The Aleramici were a medieval Italian noble family of Frankish origin which ruled various northwestern counties and marches, in Piedmont and Liguria from the tenth to the 14th century.
The founder of the family was William I of Montferrat, a Frank, who came to Italy in 888 or 889 to aid his fellow Frank Guy III of Spoleto in a quest for the Iron Crown of Lombardy. His son Aleram was the first to carry the title marchio or margrave.
By the 12th century, the Aleramici were one of the most considerable in Piedmont, related to the Capetians and the Hohenstaufen. Members of the family participated frequently in the Crusades, and became kings and queens of Jerusalem. They also married into the Byzantine imperial families of Comnenus, Angelus, and Palaeologus and, as a result of the Fourth Crusade, founded the Latin Kingdom of Thessalonica.

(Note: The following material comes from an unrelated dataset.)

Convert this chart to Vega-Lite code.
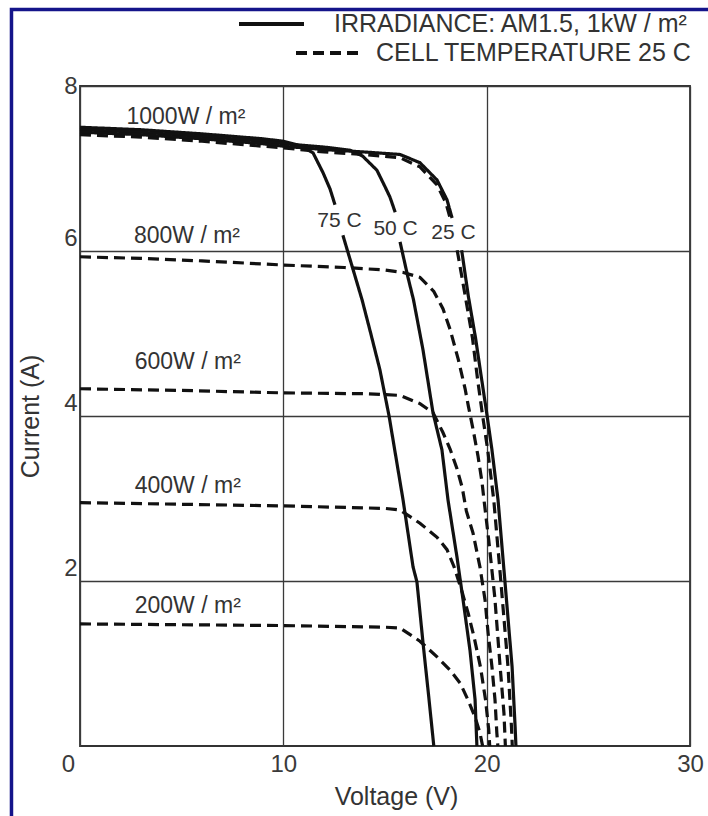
{
  "$schema": "https://vega.github.io/schema/vega-lite/v6.json",
  "width": 610,
  "height": 660,
  "autosize": {"type": "none"},
  "padding": {"left": 80, "top": 86, "right": 18, "bottom": 70},
  "background": "white",
  "config": {
    "view": {"stroke": "#333", "strokeWidth": 1.8},
    "font": "Liberation Sans"
  },
  "datasets": {
    "temp": [
      {"part": "75a", "V": 0, "I": 7.5}, {"part": "75a", "V": 3, "I": 7.47}, {"part": "75a", "V": 6, "I": 7.42}, {"part": "75a", "V": 9, "I": 7.36}, {"part": "75a", "V": 10, "I": 7.33}, {"part": "75a", "V": 10.8, "I": 7.28}, {"part": "75a", "V": 11.46, "I": 7.19}, {"part": "75a", "V": 11.95, "I": 6.95}, {"part": "75a", "V": 12.3, "I": 6.75}, {"part": "75a", "V": 12.54, "I": 6.56},
      {"part": "75b", "V": 12.93, "I": 6.19}, {"part": "75b", "V": 13.4, "I": 5.8}, {"part": "75b", "V": 13.87, "I": 5.41}, {"part": "75b", "V": 14.3, "I": 5.0}, {"part": "75b", "V": 14.75, "I": 4.56}, {"part": "75b", "V": 15.2, "I": 4.0}, {"part": "75b", "V": 15.89, "I": 2.98}, {"part": "75b", "V": 16.38, "I": 2.17}, {"part": "75b", "V": 16.57, "I": 1.99}, {"part": "75b", "V": 16.87, "I": 1.25}, {"part": "75b", "V": 17.15, "I": 0.6}, {"part": "75b", "V": 17.4, "I": 0},
      {"part": "50a", "V": 0, "I": 7.47}, {"part": "50a", "V": 3, "I": 7.44}, {"part": "50a", "V": 6, "I": 7.39}, {"part": "50a", "V": 9, "I": 7.33}, {"part": "50a", "V": 10, "I": 7.3}, {"part": "50a", "V": 12, "I": 7.26}, {"part": "50a", "V": 13.3, "I": 7.22}, {"part": "50a", "V": 13.9, "I": 7.15}, {"part": "50a", "V": 14.6, "I": 6.98}, {"part": "50a", "V": 15.0, "I": 6.78}, {"part": "50a", "V": 15.25, "I": 6.65}, {"part": "50a", "V": 15.5, "I": 6.47},
      {"part": "50b", "V": 15.74, "I": 6.11}, {"part": "50b", "V": 16.13, "I": 5.68}, {"part": "50b", "V": 16.4, "I": 5.41}, {"part": "50b", "V": 16.87, "I": 4.8}, {"part": "50b", "V": 17.36, "I": 4.04}, {"part": "50b", "V": 17.8, "I": 3.59}, {"part": "50b", "V": 18.1, "I": 2.98}, {"part": "50b", "V": 18.54, "I": 2.29}, {"part": "50b", "V": 18.84, "I": 1.77}, {"part": "50b", "V": 19.18, "I": 1.16}, {"part": "50b", "V": 19.43, "I": 0.56}, {"part": "50b", "V": 19.52, "I": 0},
      {"part": "25a", "V": 0, "I": 7.44}, {"part": "25a", "V": 3, "I": 7.41}, {"part": "25a", "V": 6, "I": 7.36}, {"part": "25a", "V": 9, "I": 7.3}, {"part": "25a", "V": 10, "I": 7.27}, {"part": "25a", "V": 12, "I": 7.23}, {"part": "25a", "V": 14, "I": 7.2}, {"part": "25a", "V": 15.74, "I": 7.17}, {"part": "25a", "V": 16.72, "I": 7.07}, {"part": "25a", "V": 17.56, "I": 6.86}, {"part": "25a", "V": 18.05, "I": 6.62}, {"part": "25a", "V": 18.3, "I": 6.4},
      {"part": "25b", "V": 18.77, "I": 6.01}, {"part": "25b", "V": 19.1, "I": 5.45}, {"part": "25b", "V": 19.45, "I": 4.95}, {"part": "25b", "V": 19.75, "I": 4.45}, {"part": "25b", "V": 20.0, "I": 4.04}, {"part": "25b", "V": 20.26, "I": 3.59}, {"part": "25b", "V": 20.56, "I": 2.98}, {"part": "25b", "V": 20.9, "I": 1.99}, {"part": "25b", "V": 21.25, "I": 0.96}, {"part": "25b", "V": 21.4, "I": 0.23}, {"part": "25b", "V": 21.44, "I": 0}
    ],
    "irr": [
      {"part": "1000a", "V": 0, "I": 7.41}, {"part": "1000a", "V": 3, "I": 7.38}, {"part": "1000a", "V": 6, "I": 7.33}, {"part": "1000a", "V": 9, "I": 7.27}, {"part": "1000a", "V": 10, "I": 7.25}, {"part": "1000a", "V": 12, "I": 7.2}, {"part": "1000a", "V": 14, "I": 7.17}, {"part": "1000a", "V": 15.74, "I": 7.13}, {"part": "1000a", "V": 16.72, "I": 7.02}, {"part": "1000a", "V": 17.56, "I": 6.8}, {"part": "1000a", "V": 18.0, "I": 6.58}, {"part": "1000a", "V": 18.2, "I": 6.4},
      {"part": "1000b", "V": 18.55, "I": 6.01}, {"part": "1000b", "V": 18.95, "I": 5.45}, {"part": "1000b", "V": 19.3, "I": 4.95}, {"part": "1000b", "V": 19.55, "I": 4.45}, {"part": "1000b", "V": 19.78, "I": 4.04}, {"part": "1000b", "V": 20.05, "I": 3.59}, {"part": "1000b", "V": 20.35, "I": 2.98}, {"part": "1000b", "V": 20.7, "I": 1.99}, {"part": "1000b", "V": 21.05, "I": 0.96}, {"part": "1000b", "V": 21.22, "I": 0.23}, {"part": "1000b", "V": 21.26, "I": 0},
      {"part": "800", "V": 0, "I": 5.93}, {"part": "800", "V": 3, "I": 5.91}, {"part": "800", "V": 6, "I": 5.88}, {"part": "800", "V": 10, "I": 5.83}, {"part": "800", "V": 13, "I": 5.8}, {"part": "800", "V": 15, "I": 5.77}, {"part": "800", "V": 15.9, "I": 5.74}, {"part": "800", "V": 16.72, "I": 5.68}, {"part": "800", "V": 17.4, "I": 5.51}, {"part": "800", "V": 17.85, "I": 5.3}, {"part": "800", "V": 18.2, "I": 5.05}, {"part": "800", "V": 18.6, "I": 4.69}, {"part": "800", "V": 18.94, "I": 4.33}, {"part": "800", "V": 19.1, "I": 4.12}, {"part": "800", "V": 19.33, "I": 3.84}, {"part": "800", "V": 19.57, "I": 3.52}, {"part": "800", "V": 19.77, "I": 3.2}, {"part": "800", "V": 19.87, "I": 2.98}, {"part": "800", "V": 20.1, "I": 2.5}, {"part": "800", "V": 20.4, "I": 1.8}, {"part": "800", "V": 20.65, "I": 1.0}, {"part": "800", "V": 20.85, "I": 0.4}, {"part": "800", "V": 20.92, "I": 0},
      {"part": "600", "V": 0, "I": 4.33}, {"part": "600", "V": 5, "I": 4.31}, {"part": "600", "V": 10, "I": 4.28}, {"part": "600", "V": 14, "I": 4.27}, {"part": "600", "V": 15.74, "I": 4.25}, {"part": "600", "V": 16.72, "I": 4.15}, {"part": "600", "V": 17.36, "I": 4.04}, {"part": "600", "V": 17.85, "I": 3.8}, {"part": "600", "V": 18.2, "I": 3.6}, {"part": "600", "V": 18.54, "I": 3.36}, {"part": "600", "V": 18.8, "I": 3.13}, {"part": "600", "V": 19.0, "I": 2.85}, {"part": "600", "V": 19.33, "I": 2.58}, {"part": "600", "V": 19.67, "I": 2.17}, {"part": "600", "V": 19.92, "I": 1.77}, {"part": "600", "V": 20.07, "I": 1.37}, {"part": "600", "V": 20.26, "I": 0.96}, {"part": "600", "V": 20.41, "I": 0.56}, {"part": "600", "V": 20.5, "I": 0.16}, {"part": "600", "V": 20.55, "I": 0},
      {"part": "400", "V": 0, "I": 2.95}, {"part": "400", "V": 5, "I": 2.93}, {"part": "400", "V": 10, "I": 2.91}, {"part": "400", "V": 15, "I": 2.88}, {"part": "400", "V": 15.74, "I": 2.86}, {"part": "400", "V": 16.72, "I": 2.7}, {"part": "400", "V": 17.56, "I": 2.53}, {"part": "400", "V": 18.05, "I": 2.38}, {"part": "400", "V": 18.4, "I": 2.17}, {"part": "400", "V": 18.8, "I": 1.86}, {"part": "400", "V": 19.1, "I": 1.6}, {"part": "400", "V": 19.4, "I": 1.3}, {"part": "400", "V": 19.7, "I": 0.95}, {"part": "400", "V": 19.95, "I": 0.55}, {"part": "400", "V": 20.1, "I": 0.2}, {"part": "400", "V": 20.15, "I": 0},
      {"part": "200", "V": 0, "I": 1.48}, {"part": "200", "V": 5, "I": 1.47}, {"part": "200", "V": 10, "I": 1.46}, {"part": "200", "V": 15, "I": 1.44}, {"part": "200", "V": 15.74, "I": 1.43}, {"part": "200", "V": 16.72, "I": 1.27}, {"part": "200", "V": 17.56, "I": 1.08}, {"part": "200", "V": 18.2, "I": 0.92}, {"part": "200", "V": 18.7, "I": 0.76}, {"part": "200", "V": 19.08, "I": 0.56}, {"part": "200", "V": 19.43, "I": 0.35}, {"part": "200", "V": 19.67, "I": 0.16}, {"part": "200", "V": 19.8, "I": 0}
    ],
    "irrLabels": [
      {"V": 5.21, "I": 7.62, "text": "1000W / m²"},
      {"V": 5.26, "I": 6.18, "text": "800W / m²"},
      {"V": 5.3, "I": 4.66, "text": "600W / m²"},
      {"V": 5.3, "I": 3.15, "text": "400W / m²"},
      {"V": 5.3, "I": 1.7, "text": "200W / m²"}
    ],
    "tempLabels": [
      {"V": 12.76, "I": 6.36, "text": "75 C"},
      {"V": 15.52, "I": 6.27, "text": "50 C"},
      {"V": 18.37, "I": 6.22, "text": "25 C"}
    ]
  },
  "layer": [
    {
      "data": {"name": "temp"},
      "mark": {"type": "line", "color": "#111", "strokeWidth": 3.2},
      "encoding": {
        "x": {
          "field": "V", "type": "quantitative",
          "scale": {"domain": [0, 30], "nice": false, "zero": false},
          "axis": {
            "values": [0, 10, 20, 30], "format": "d", "grid": true, "gridColor": "#3a3a3a", "gridWidth": 1.3,
            "domain": false, "ticks": false, "labelPadding": 6,
            "labelFont": "Liberation Sans", "labelFontSize": 24, "labelColor": "#3a3a3a",
            "labelFlush": false,
            "labelOffset": {"condition": {"test": "datum.value === 0", "value": -12}, "value": 0},
            "title": "Voltage (V)", "titleFont": "Liberation Sans", "titleFontSize": 25,
            "titleFontWeight": "normal", "titleColor": "#333", "titlePadding": 8, "titleX": 316
          }
        },
        "y": {
          "field": "I", "type": "quantitative",
          "scale": {"domain": [0, 8], "nice": false, "zero": false},
          "axis": {
            "values": [2, 4, 6, 8], "format": "d", "grid": true, "gridColor": "#3a3a3a", "gridWidth": 1.3,
            "domain": false, "ticks": false, "labelPadding": 3,
            "labelFont": "Liberation Sans", "labelFontSize": 24, "labelColor": "#3a3a3a",
            "labelBaseline": "alphabetic", "labelFlush": false,
            "labelOffset": {"condition": {"test": "datum.value === 8", "value": 7}, "value": -6},
            "title": "Current (A)", "titleFont": "Liberation Sans", "titleFontSize": 25,
            "titleFontWeight": "normal", "titleColor": "#333", "titlePadding": 20
          }
        },
        "detail": {"field": "part"},
        "strokeDash": {
          "datum": "IRRADIANCE: AM1.5, 1kW / m²",
          "scale": {"range": [[1, 0]]},
          "legend": {
            "title": null, "orient": "none", "legendX": 157, "legendY": -77,
            "symbolType": "stroke", "symbolSize": 4225, "symbolStrokeWidth": 4,
            "symbolStrokeColor": "#111", "labelFont": "Liberation Sans",
            "labelFontSize": 25, "labelColor": "#333", "labelOffset": 28, "labelLimit": 0,
            "clipHeight": 30, "padding": 0
          }
        }
      }
    },
    {
      "data": {"name": "irr"},
      "mark": {"type": "line", "color": "#111", "strokeWidth": 3.2},
      "encoding": {
        "x": {"field": "V", "type": "quantitative", "scale": {"domain": [0, 30], "nice": false, "zero": false}},
        "y": {"field": "I", "type": "quantitative", "scale": {"domain": [0, 8], "nice": false, "zero": false}},
        "detail": {"field": "part"},
        "strokeDash": {
          "datum": "CELL TEMPERATURE 25 C",
          "scale": {"range": [[11, 6]]},
          "legend": {
            "title": null, "orient": "none", "legendX": 214, "legendY": -48,
            "symbolType": "stroke", "symbolSize": 4489, "symbolStrokeWidth": 4,
            "symbolStrokeColor": "#111", "labelFont": "Liberation Sans",
            "labelFontSize": 25, "labelColor": "#333", "labelOffset": 11, "labelLimit": 0,
            "clipHeight": 30, "padding": 0
          }
        }
      }
    },
    {
      "data": {"name": "irrLabels"},
      "mark": {"type": "text", "font": "Liberation Sans", "fontSize": 23, "color": "#333", "baseline": "middle", "align": "center"},
      "encoding": {
        "x": {"field": "V", "type": "quantitative", "scale": {"domain": [0, 30], "nice": false, "zero": false}},
        "y": {"field": "I", "type": "quantitative", "scale": {"domain": [0, 8], "nice": false, "zero": false}},
        "text": {"field": "text"}
      }
    },
    {
      "data": {"name": "tempLabels"},
      "mark": {"type": "text", "font": "Liberation Sans", "fontSize": 21, "color": "#333", "baseline": "middle", "align": "center"},
      "encoding": {
        "x": {"field": "V", "type": "quantitative", "scale": {"domain": [0, 30], "nice": false, "zero": false}},
        "y": {"field": "I", "type": "quantitative", "scale": {"domain": [0, 8], "nice": false, "zero": false}},
        "text": {"field": "text"}
      }
    },
    {
      "data": {"values": [{}]},
      "mark": {"type": "rect", "filled": false, "stroke": "#14148a", "strokeWidth": 3.5},
      "encoding": {
        "x": {"datum": -3.37, "type": "quantitative", "scale": {"domain": [0, 30], "nice": false, "zero": false}},
        "x2": {"datum": 32},
        "y": {"datum": 8.927, "type": "quantitative", "scale": {"domain": [0, 8], "nice": false, "zero": false}},
        "y2": {"datum": -2}
      }
    }
  ],
  "resolve": {"scale": {"strokeDash": "independent"}, "legend": {"strokeDash": "independent"}}
}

Conrad of Montferrat (or Conrad I of Jerusalem) (Italian: Corrado di Monferrato; Piedmontese: Conrà ëd Monfrà) (mid-1140s – 28 April 1192) was a northern Italian nobleman, one of the major participants in the Third Crusade. He was the de facto King of Jerusalem, by marriage, from 24 November 1190, but officially elected only in 1192, days before his death. He was also marquis of Montferrat from 1191.